Certains noms de maladies finissent aussi en -ell.


(4) Ar ruzell zo gantañ.
le rougeole R est avec.lui
'Il a la rougeole.' Léon, (Cléder), Fave (1998:60)


(5) A-benn neuze e oa ar sorohell warni.
quand alors R est le râle sur.elle
'A ce moment là, le râle était déjà sur elle (elle râlait).' Trégorrois, Gros (1996:258)


Diachronie et horizons comparatifs

Le suffixe ‑ell est basé sur le latin ‑ĕllus m., ‑ĕlla f., ‑ĕllum n., c’est-à-dire sur des suffixes auxquels sont attachés différents genres. Ce suffixe est cependant massivement de genre féminin dans toutes les langues brittoniques (Irslinger 2014:85).

Deshayes (2003:40) met le suffixe -ell breton en relation avec le suffixe -ell gallois.

Le français comme le gallo ont pu soutenir ou alimenter ce préfixe par des emprunts au diminutif moyen français -elle f. (au masculin -el au cas régime sg., et -eaus, -iaus au cas régime pluriel). Bonnard & Régnier (1989:25) donnent, pour l'ancien français, agnelle, prunelle, nacelle... Le suffixe -elle du gallo peut être une autre source d'emprunt, avec penelle 'labeur, misère, peine', binelle 'corbeille en paille, paneton' (Auffray 2007:intro).


A ne pas confondre

Press (1986:61) pointe que les noms finissant en –ell non-dérivés (ur sell, masc., 'un regard') ne relèvent pas du suffixe -ell. Selon lui, les noms empruntés (ur c’hastell 'un château') non plus, mais il ne fournit pas d'argument à l'appui.

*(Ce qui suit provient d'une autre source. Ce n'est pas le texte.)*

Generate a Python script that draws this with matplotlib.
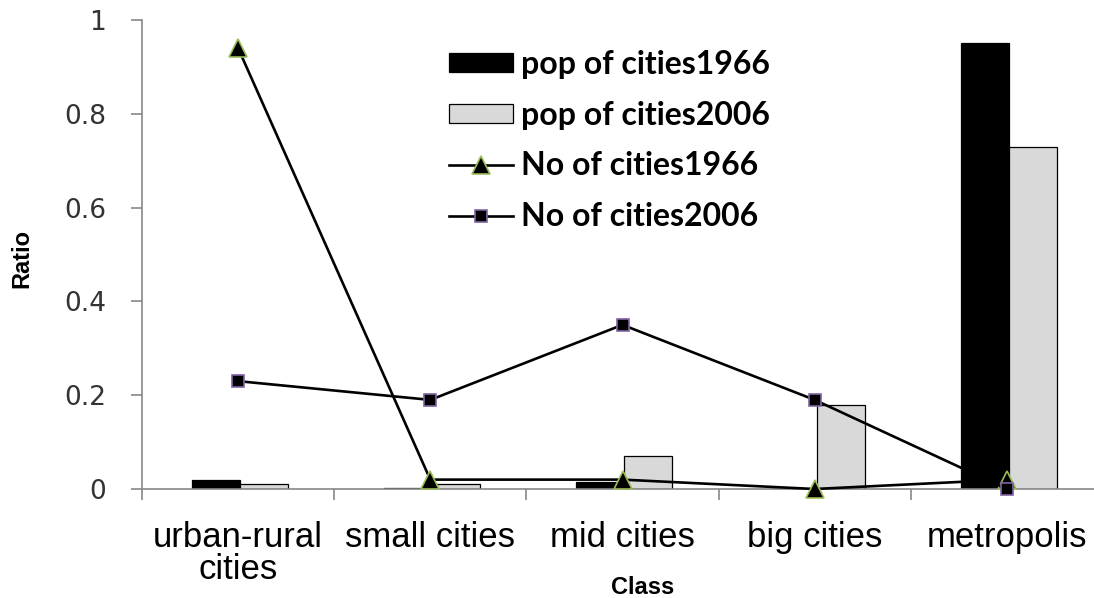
import numpy as np
import matplotlib
matplotlib.use("Agg")
import matplotlib.pyplot as plt
from matplotlib.ticker import FixedLocator

# city classes and ratios
classes = ["urban-rural\ncities", "small cities", "mid cities", "big cities", "metropolis"]
pop_1966 = [0.02, 0.003, 0.015, 0.0, 0.95]
pop_2006 = [0.01, 0.01, 0.07, 0.18, 0.73]
num_1966 = [0.94, 0.02, 0.02, 0.0, 0.02]
num_2006 = [0.23, 0.19, 0.35, 0.19, 0.0]
y_ticks = [0, 0.2, 0.4, 0.6, 0.8, 1]
y_tick_labels = ["0", "0.2", "0.4", "0.6", "0.8", "1"]

W, H = 1094, 598
fig = plt.figure(figsize=(W / 100, H / 100), dpi=100)
# axes spans one category width past the right edge of the figure
ax = fig.add_axes([142 / W, (H - 489) / H, (1103 - 142) / W, (489 - 20) / H])

x = np.arange(len(classes))
bw = 0.25
axis_grey = "#878787"

b1 = ax.bar(x - bw / 2 + 0.01, pop_1966, width=bw, color="black", edgecolor="black",
            linewidth=0.9, label="pop of cities1966", zorder=2)
b2 = ax.bar(x + bw / 2 + 0.01, pop_2006, width=bw, color="#d9d9d9", edgecolor="black",
            linewidth=0.9, label="pop of cities2006", zorder=2)
l1, = ax.plot(x, num_1966, color="black", linewidth=1.9, marker="^", markersize=13,
              markerfacecolor="black", markeredgecolor="#9bbb59", markeredgewidth=1.2,
              label="No of cities1966", zorder=3, clip_on=False)
l2, = ax.plot(x, num_2006, color="black", linewidth=1.9, marker="s", markersize=9,
              markerfacecolor="black", markeredgecolor="#8064a2", markeredgewidth=1.2,
              label="No of cities2006", zorder=3, clip_on=False)

ax.set_xlim(-0.5, 4.5)
ax.set_ylim(0, 1)

for side in ["top", "right"]:
    ax.spines[side].set_visible(False)
for side in ["left", "bottom"]:
    ax.spines[side].set_color(axis_grey)
    ax.spines[side].set_linewidth(1.2)

ax.set_yticks(y_ticks)
ax.set_yticklabels(y_tick_labels, fontsize=19, color="#333333", family="DejaVu Sans")
ax.tick_params(axis="y", length=8, width=1.2, color=axis_grey, pad=18)

ax.set_xticks(x)
ax.set_xticklabels(classes, fontsize=25, family="Liberation Sans", color="black")
ax.tick_params(axis="x", which="major", length=0, pad=23)
ax.xaxis.set_minor_locator(FixedLocator(np.arange(-0.5, 4.0, 1.0)))
ax.tick_params(axis="x", which="minor", length=8, width=1.2, color=axis_grey)
for lbl in ax.get_xticklabels():
    lbl.set_multialignment("center")
    lbl.set_linespacing(0.95)

fig.text(643 / W, 1 - 588 / H, "Class", ha="center", va="center",
         fontsize=17, fontweight="bold", family="Liberation Sans")
fig.text(22 / W, 1 - 259 / H, "Ratio", ha="center", va="center", rotation=90,
         fontsize=17, fontweight="bold", family="Liberation Sans")

ax.legend([b1, b2, l1, l2],
          ["pop of cities1966", "pop of cities2006", "No of cities1966", "No of cities2006"],
          loc="upper left", bbox_to_anchor=(449 / W, 1 - 50 / H),
          bbox_transform=fig.transFigure, frameon=False,
          prop={"family": ["Lato", "DejaVu Sans"], "weight": "bold", "size": 23},
          handlelength=2.0, handleheight=0.55, handletextpad=0.25,
          labelspacing=0.68, borderpad=0, borderaxespad=0)

fig.savefig("out.png", dpi=100)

Il existe aussi en breton un autre suffixe nominal réalisé en -el, -ol. L'opposition entre les substantifs nominaux -ell et -el tient dans la longueur de la voyelle (brezhell 'maquereau' vs. brezel 'guerre').

Une finale en -ellat peut relever soit d'un suffixe -ellat itératif, soit d'une verbalisation en -at d'un nom d'instrument en -ell (pigell 'pioche' > pigellat, pigellein 'piocher', Le Bayon 1878:21).